Massaro continued–it was her second and last soliloquy of the day: “And you also happen to always bring some religion into it. I firmly believe that our forefathers made separation of church and state for a purpose. I do. And you know, you can’t, you can’t. You can have them off to the side, do what you want with your life, it’s fine. That’s wonderful. But don’t bring it into governance, because it was not made that way. And it’s ironic that Colleen is taking all the heat from the two of you, but the two of you are very active, and very demeaning at times to a lot of other things. So you don’t have halos here. They’re tarnished, too. Trevor sits there, I kind of try and sit there and take it in. But there comes a point where we need to get more control as a board, because we look terrible. We are not a team. We don’t have trust.”

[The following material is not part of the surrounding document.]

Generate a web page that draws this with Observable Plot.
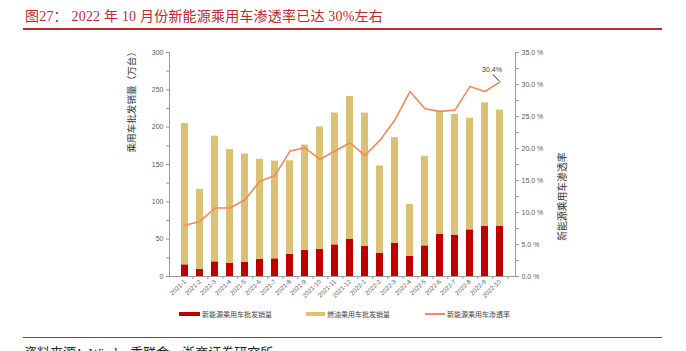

Massaro said the board had been nearing a position of trust months ago, “and then this whole masking thing starts.”
McDonald pledged she would say the amended part of the Pledge “internally” from now on. The rest agreed to be more circumspect in their closing comments.
By then the meeting was approaching 2 p.m. The board members were clearly glad at that point to sit back and listen to Griffin lecture about leadership and purpose. Between lunch and a scheduled, separate board meeting–a very brief ratification of financial documents–the “retreat” came to a natural midpoint break.
The session in the latter part of the day was less abrasive, with one exception–another brawl over the Aug. 17 votes on masking. But for the most part Griffin kept the session on a series of exercises that gradually started to resemble a counseling session at a 12-step program, with brief confessionals, the occasional emotional moment, and glance after glance at smart phones’ clocks.
These “master board” sessions are designed to get a board working together cohesively and effectively. Going through them earns a board a certificate, usually in the form of a plaque. But this board had no illusions.
“Do you believe that you’re a master board?” Griffin asked at the end of the day.
“Not even close,” came the unanimous answer. There would be no plaque. Not yet, anyway.